## BEGIN Collected material

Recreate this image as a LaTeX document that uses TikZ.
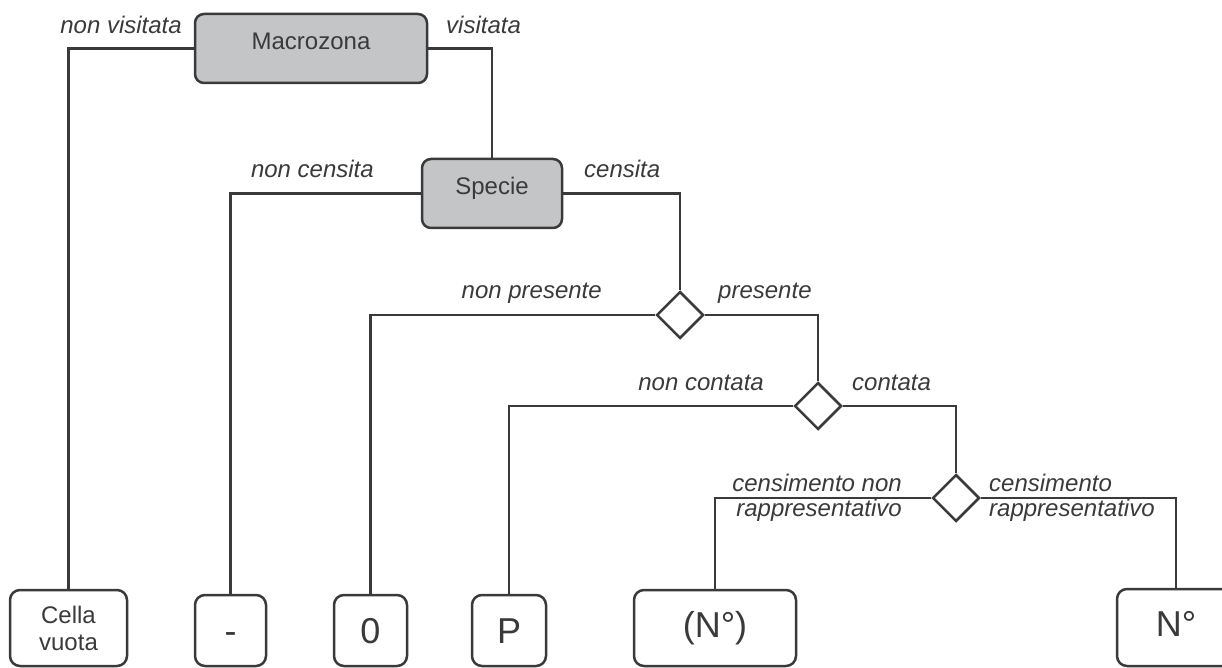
\documentclass[tikz,border=0pt]{standalone}
\usepackage{fontspec}
\setmainfont{Liberation Sans}
\usepackage{tikz}
\usetikzlibrary{shapes.geometric, calc, positioning}
\definecolor{linegray}{HTML}{3A3A3A}
\definecolor{boxgray}{HTML}{C4C5C7}
\tikzstyle{attribute} = [rectangle, rounded corners=9pt, line width=2.5pt, draw=linegray, fill=boxgray, text=linegray, font=\fontsize{24}{28}\selectfont, text height=17pt, text depth=14pt, inner sep=0pt]
\tikzstyle{outcome} = [rectangle, rounded corners=10pt, line width=2.5pt, draw=linegray, fill=white, text=linegray, font=\fontsize{36}{40}\selectfont, text height=26pt, text depth=0pt, inner sep=0pt]
\tikzstyle{decision} = [diamond, aspect=1, line width=2.5pt, draw=linegray, fill=white, minimum width=47pt, minimum height=47pt, inner sep=0pt]
\tikzstyle{branch} = [font=\fontsize{24}{25}\selectfont\itshape, text=linegray, inner sep=0pt, text height=17pt, text depth=5pt]
\tikzstyle{connector} = [line width=2.3pt, draw=linegray]

\begin{document}
\begin{tikzpicture}[x=1pt, y=-1pt]
	\useasboundingbox (0,0) rectangle (1222,668);
	\clip (0,0) rectangle (1222,668);
	\node (Macrozona) [attribute, minimum width=232pt, minimum height=69pt] at (311,48.5) {Macrozona};
	\node (Specie) [attribute, minimum width=140pt, minimum height=69pt] at (492,193.5) {Specie};
	\node (Presenza) [decision] at (680,315) {};
	\node (Conteggio) [decision] at (818,406) {};
	\node (Censimento) [decision] at (956,498) {};
	\node (CellaVuota) [outcome, minimum width=117pt, minimum height=76pt, font=\fontsize{24}{27}\selectfont, align=center, text height=, text depth=] at (68.5,628) {Cella\\vuota};
	\node (NonCensita) [outcome, minimum width=71pt, minimum height=71pt] at (230.5,630.5) {-};
	\node (Zero) [outcome, minimum width=73pt, minimum height=71pt] at (370.5,630.5) {0};
	\node (Presente) [outcome, minimum width=74pt, minimum height=71pt] at (509,630.5) {P};
	\node (Stima) [outcome, minimum width=162pt, minimum height=76pt, text depth=8pt] at (715,628) {(N°)};
	\node (Numero) [outcome, minimum width=118pt, minimum height=77pt, text depth=8pt] at (1176,627.5) {N°};

	\node (lNonVisitata) [branch, anchor=east] at (182,28) {non visitata};
	\node (lVisitata) [branch, anchor=west] at (446,28) {visitata};
	\node (lNonCensita) [branch, anchor=east] at (374,172) {non censita};
	\node (lCensita) [branch, anchor=west] at (584,172) {censita};
	\node (lNonPresente) [branch, anchor=east] at (602,292) {non presente};
	\node (lPresente) [branch, anchor=west] at (718,292) {presente};
	\node (lNonContata) [branch, anchor=east] at (764,384) {non contata};
	\node (lContata) [branch, anchor=west] at (852,384) {contata};
	\node (lNonRappr) [branch, anchor=east, align=right, text height=, text depth=] at (902,497.5) {censimento non\\rappresentativo};
	\node (lRappr) [branch, anchor=west, align=left, text height=, text depth=] at (989,497.5) {censimento\\rappresentativo};

	\draw [connector] (Macrozona.west) -| (CellaVuota.north);
	\draw [connector] (Macrozona.east) -| (Specie.north);
	\draw [connector] (Specie.west) -| (NonCensita.north);
	\draw [connector] (Specie.east) -| (Presenza.north);
	\draw [connector] (Presenza.west) -| (Zero.north);
	\draw [connector] (Presenza.east) -| (Conteggio.north);
	\draw [connector] (Conteggio.west) -| (Presente.north);
	\draw [connector] (Conteggio.east) -| (Censimento.north);
	\draw [connector] (Censimento.west) -| (Stima.north);
	\draw [connector] (Censimento.east) -| (Numero.north);
\end{tikzpicture}
\end{document}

## END Collected material

Give back exactly the lines from the first line of the data through the line with "[line width=2.3pt, draw=linegray]", pictures excluded.

Recreate this image as a LaTeX document that uses TikZ.
\documentclass[tikz,border=0pt]{standalone}
\usepackage{fontspec}
\setmainfont{Liberation Sans}
\usepackage{tikz}
\usetikzlibrary{shapes.geometric, calc, positioning}
\definecolor{linegray}{HTML}{3A3A3A}
\definecolor{boxgray}{HTML}{C4C5C7}
\tikzstyle{attribute} = [rectangle, rounded corners=9pt, line width=2.5pt, draw=linegray, fill=boxgray, text=linegray, font=\fontsize{24}{28}\selectfont, text height=17pt, text depth=14pt, inner sep=0pt]
\tikzstyle{outcome} = [rectangle, rounded corners=10pt, line width=2.5pt, draw=linegray, fill=white, text=linegray, font=\fontsize{36}{40}\selectfont, text height=26pt, text depth=0pt, inner sep=0pt]
\tikzstyle{decision} = [diamond, aspect=1, line width=2.5pt, draw=linegray, fill=white, minimum width=47pt, minimum height=47pt, inner sep=0pt]
\tikzstyle{branch} = [font=\fontsize{24}{25}\selectfont\itshape, text=linegray, inner sep=0pt, text height=17pt, text depth=5pt]
\tikzstyle{connector} = [line width=2.3pt, draw=linegray]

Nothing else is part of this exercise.